Why does this happen? Let’s look at the ‘+’ s and ‘-‘ s of start-up hiring:
- Insecurity and stability issues
- Competition from bigger, established names
- Start-ups can offer entrepreneurial experience even to an employee
- Massive opportunities to execute and learn
Opportunities to be part of the significant upside if the start-up does well Some of the smarter start-ups understand this well and effectively turn to hire into their competitive advantage. Some of the smart things they do:
Meet first 25 employees personally
The first bunch of employees do not join a company/organization as much as they join the founder as an individual. Like investors, for whom the quality of founders is a key evaluation criterion esp. during the early stage, an employee also assesses the venture basis the founders. Hence irrespective of the level at which the employee is being hired, it is imperative that the founder personally meets them before extending the offer. It builds confidence and is a feel-good factor for the person who is joining in.

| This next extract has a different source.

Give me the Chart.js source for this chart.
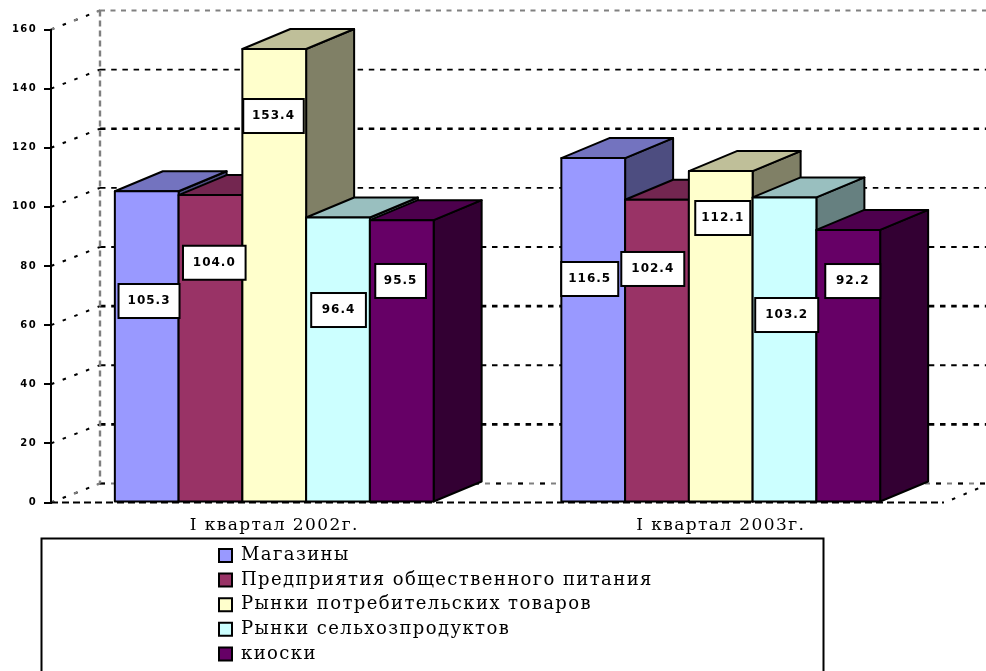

Leverage the network – hire through references
References are the best source of hiring in a start-up. It provides a basic level of trust and transparency on both sides. The potential candidate can place their trust in the plans that the venture has and how business Is going to evolve in the future along with a clear understanding of the challenges and risk factors.
Hire someone who can hit the road quickly
Start-ups don’t have the luxury of providing organized learning to its employees. Everyone learns on the job and there is an urgency to show results and outcomes. In such cases, you may not want to hire people who are doing things that they have been asked to do for the first time. Look for people who have done something similar (if not exactly same) in their prior experience. There is a lot of new ventures stand to gain from hiring such people and there is a clear win-win for both.
Don’t hire people at salaries that are way lower than the market
While this is a tough one to manage, most of the cases of people quitting start-ups early can be attributed to this. Until the company matures, the value of the stock is notional and there is no real cash. The only real cash is salary and there are lots of competitors and bigger players who can offer higher salaries to get the right talent. Hence even if it’s difficult, make sure salaries offered are almost at par with the market rates.
Leverage Hiring Technology
There are some interesting technology-enabled products & services that you can use to streamline and fast track your hiring processes. These can be trusted partners through the entire growth lifecycle when talent needs are continuously evolving.
Ability to attract talent is a key ingredient in the success of any start-up and it is important to build a brand for you even at an early stage. It can be through the background of founders, innovativeness of the business model or state of the art technology offering. Remember, people are the most valuable asset of any organization.